# Форум 1С > Общие вопросы по 1С - Предприятие >  Управление торговлей, 10.3.29.1 выгрузить накладную в XLS !

## zubishe

Товарищи, помогите! С УТ работаю недавно и уже в ужасе! Мне нужно покупателю отправить накладную в формате XLS. В "Бухгалтерии" это разруливается легко: есть кнопка "Сохранить копию" в печатной форме документа, есть вариант в меню "файл" "сохранить как", да и в крайнем случае можно выделить ячейки, скопировать их и вставить в Excel.

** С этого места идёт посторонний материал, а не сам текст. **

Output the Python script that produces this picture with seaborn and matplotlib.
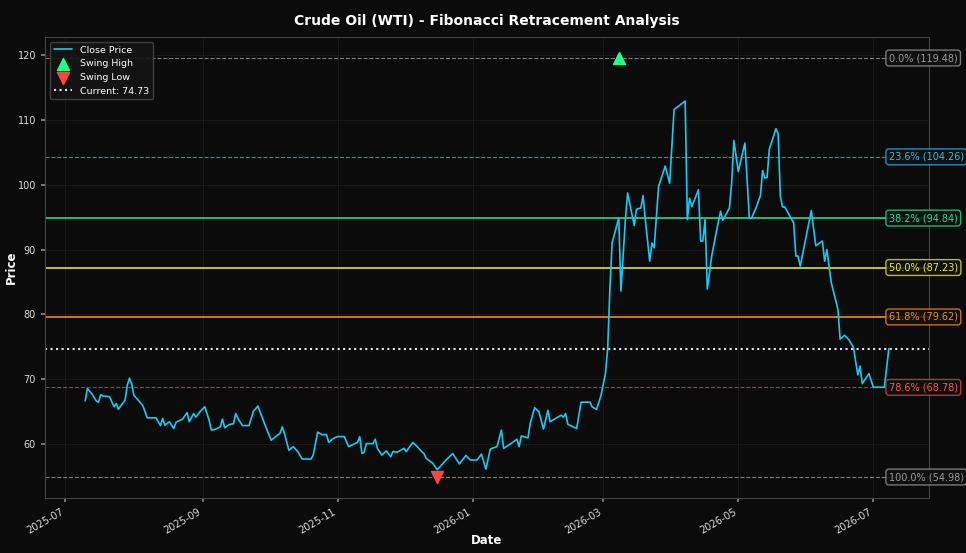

Здесь же (Управление торговлей, 10.3.29.1) в меню "файл" пункты "сохранить как", "сохранить копию" неактивны! Кнопки в печатной форме тоже нет! Да и при выделении ячеек в контекстном меню пункт "копировать" неактивен! Подскажите, как мне выворобушкиваться в данной ситуации? Тут неплохая сделка горит из-за этой "мелочи"!

---------- Post added at 09:01 ---------- Previous post was at 08:49 ----------




> Да и при выделении ячеек в контекстном меню пункт "копировать" неактивен!


 Извиняюсь но там вообще контекстное меню не вызывается (ни правой кнопкой, ни на клавиатуре), а в меню "редактирование" пункт "копировать" неактивен!

---------- Post added at 09:03 ---------- Previous post was at 09:01 ----------




> Да и при выделении ячеек в контекстном меню пункт "копировать" неактивен!


 Извиняюсь но там вообще контекстное меню не вызывается (ни правой кнопкой, ни на клавиатуре), а в меню "правка" пункт "копировать" неактивен!

----------


## arccos6pi

сначала "тыкаете" в табличный документ,а потом Файл->Сохранить копию...

----------


## zubishe

В том и дело, что все пункты "сохранить", сохранить как", "сохранить копию" неактивны в меню. Я уж отписывал это в первом посте. Может, это где в установках делается? Есть подозрения, что это где-то в полномочиях пользователя задаётся. Узнать бы где именно....

----------


## arccos6pi

> В том и дело, что все пункты "сохранить", сохранить как", "сохранить копию" неактивны в меню. Я уж отписывал это в первом посте. Может, это где в установках делается? Есть подозрения, что это где-то в полномочиях пользователя задаётся. Узнать бы где именно....


что-то вы не так делаете
сохраняется док на уровне платформы,права в конфе тут не причем

----------


## zubishe

> что-то вы не так делаете
> сохраняется док на уровне платформы,права в конфе тут не причем


На той же платформе, на том же компе запускаю бухию (Бухгалтерия предприятия, редакция 2.0 (2.0.60.4) - всё сохраняет, всё активно, сложностей нет... Где затык, не пойму...

----------


## alexandr_ll

"Сервис"-"пользователи"-"настройка дополнительных прав пользователей"-редактирование таблиц включить

----------

zubishe (30.07.2014)

----------


## zubishe

> "Сервис"-"пользователи"-"настройка дополнительных прав пользователей"-редактирование таблиц включить


 УРАААА!!!! Спасибо большое!!! Я ведь о чём-то подобном и думал, а Вы мне всё конкретно рассказали!

----------